**** Information provided ****

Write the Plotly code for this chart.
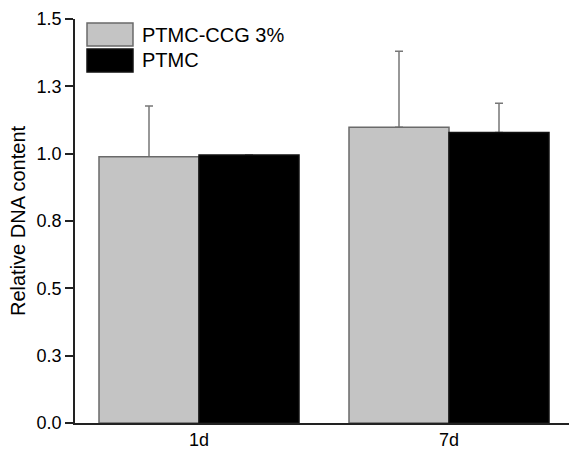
import plotly.graph_objects as go

categories = ["1d", "7d"]
series_names = ["PTMC-CCG 3%", "PTMC"]
ccg_values = [0.989, 1.098]
ccg_errors = [0.188, 0.282]
ptmc_values = [0.995, 1.079]
ptmc_errors = [0.0, 0.108]
y_tick_vals = [0, 0.25, 0.5, 0.75, 1.0, 1.25, 1.5]
y_tick_text = ["0.0", "0.3", "0.5", "0.8", "1.0", "1.3", "1.5"]

FONT = "Arial, 'Liberation Sans', sans-serif"
fills = ["#c4c4c4", "#000000"]
outlines = ["#6a6a6a", "#111111"]
groups = ["ccg", "ptmc"]
series = [(ccg_values, ccg_errors), (ptmc_values, ptmc_errors)]

fig = go.Figure()
# error-bar carriers first (transparent bars), so the real bars hide the lower caps
for (vals, errs), grp in zip(series, groups):
    fig.add_trace(go.Bar(
        x=categories, y=vals, offsetgroup=grp,
        marker=dict(color="rgba(0,0,0,0)", line=dict(width=0)),
        error_y=dict(type="data", array=errs, arrayminus=[0] * len(errs),
                     symmetric=False, visible=True,
                     color="#777777", thickness=1.5, width=4),
        showlegend=False, hoverinfo="skip",
    ))
for (vals, errs), grp, name, fc, lc in zip(series, groups, series_names, fills, outlines):
    fig.add_trace(go.Bar(
        x=categories, y=vals, name=name, offsetgroup=grp,
        marker=dict(color=fc, line=dict(color=lc, width=1.5)),
        showlegend=False,
    ))

# manual legend (large swatches as in the reference)
legend_rows = [(0.990, 0.933), (0.926, 0.869)]
for (y1, y0), name, fc, lc in zip(legend_rows, series_names, fills, outlines):
    fig.add_shape(type="rect", xref="paper", yref="paper",
                  x0=0.0243, x1=0.1174, y0=y0, y1=y1,
                  fillcolor=fc, line=dict(color=lc, width=1.5))
    fig.add_annotation(xref="paper", yref="paper", x=0.132, y=(y0 + y1) / 2,
                       text=name, showarrow=False, xanchor="left", yanchor="middle",
                       font=dict(family=FONT, size=20, color="#000"))

fig.update_layout(
    width=569, height=458,
    margin=dict(l=75, r=0, t=19, b=35),
    paper_bgcolor="white", plot_bgcolor="white",
    barmode="group", bargap=0.2, bargroupgap=0,
    font=dict(family=FONT, color="#000"),
)
fig.update_xaxes(
    range=[-0.496, 1.48], showline=True, linecolor="#222", linewidth=1.5,
    ticks="", showgrid=False, zeroline=False,
    tickfont=dict(family=FONT, size=18, color="#000"),
)
fig.update_yaxes(
    range=[0, 1.5], showline=True, linecolor="#222", linewidth=1.5,
    ticks="outside", ticklen=8, tickwidth=1.5, tickcolor="#222",
    tickvals=y_tick_vals, ticktext=y_tick_text,
    showgrid=False, zeroline=False,
    tickfont=dict(family=FONT, size=18, color="#000"),
    title=dict(text="Relative DNA content", font=dict(family=FONT, size=20, color="#000"), standoff=6),
)

fig.write_html("out.html")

****

Exercise: Exclude the images, then output the data above word for word.

Answer to the exercise:
Write the Plotly code for this chart.
import plotly.graph_objects as go

categories = ["1d", "7d"]
series_names = ["PTMC-CCG 3%", "PTMC"]
ccg_values = [0.989, 1.098]
ccg_errors = [0.188, 0.282]
ptmc_values = [0.995, 1.079]
ptmc_errors = [0.0, 0.108]
y_tick_vals = [0, 0.25, 0.5, 0.75, 1.0, 1.25, 1.5]
y_tick_text = ["0.0", "0.3", "0.5", "0.8", "1.0", "1.3", "1.5"]

FONT = "Arial, 'Liberation Sans', sans-serif"
fills = ["#c4c4c4", "#000000"]
outlines = ["#6a6a6a", "#111111"]
groups = ["ccg", "ptmc"]
series = [(ccg_values, ccg_errors), (ptmc_values, ptmc_errors)]

fig = go.Figure()
# error-bar carriers first (transparent bars), so the real bars hide the lower caps
for (vals, errs), grp in zip(series, groups):
    fig.add_trace(go.Bar(
        x=categories, y=vals, offsetgroup=grp,
        marker=dict(color="rgba(0,0,0,0)", line=dict(width=0)),
        error_y=dict(type="data", array=errs, arrayminus=[0] * len(errs),
                     symmetric=False, visible=True,
                     color="#777777", thickness=1.5, width=4),
        showlegend=False, hoverinfo="skip",
    ))
for (vals, errs), grp, name, fc, lc in zip(series, groups, series_names, fills, outlines):
    fig.add_trace(go.Bar(
        x=categories, y=vals, name=name, offsetgroup=grp,
        marker=dict(color=fc, line=dict(color=lc, width=1.5)),
        showlegend=False,
    ))

# manual legend (large swatches as in the reference)
legend_rows = [(0.990, 0.933), (0.926, 0.869)]
for (y1, y0), name, fc, lc in zip(legend_rows, series_names, fills, outlines):
    fig.add_shape(type="rect", xref="paper", yref="paper",
                  x0=0.0243, x1=0.1174, y0=y0, y1=y1,
                  fillcolor=fc, line=dict(color=lc, width=1.5))
    fig.add_annotation(xref="paper", yref="paper", x=0.132, y=(y0 + y1) / 2,
                       text=name, showarrow=False, xanchor="left", yanchor="middle",
                       font=dict(family=FONT, size=20, color="#000"))

fig.update_layout(
    width=569, height=458,
    margin=dict(l=75, r=0, t=19, b=35),
    paper_bgcolor="white", plot_bgcolor="white",
    barmode="group", bargap=0.2, bargroupgap=0,
    font=dict(family=FONT, color="#000"),
)
fig.update_xaxes(
    range=[-0.496, 1.48], showline=True, linecolor="#222", linewidth=1.5,
    ticks="", showgrid=False, zeroline=False,
    tickfont=dict(family=FONT, size=18, color="#000"),
)
fig.update_yaxes(
    range=[0, 1.5], showline=True, linecolor="#222", linewidth=1.5,
    ticks="outside", ticklen=8, tickwidth=1.5, tickcolor="#222",
    tickvals=y_tick_vals, ticktext=y_tick_text,
    showgrid=False, zeroline=False,
    tickfont=dict(family=FONT, size=18, color="#000"),
    title=dict(text="Relative DNA content", font=dict(family=FONT, size=20, color="#000"), standoff=6),
)

fig.write_html("out.html")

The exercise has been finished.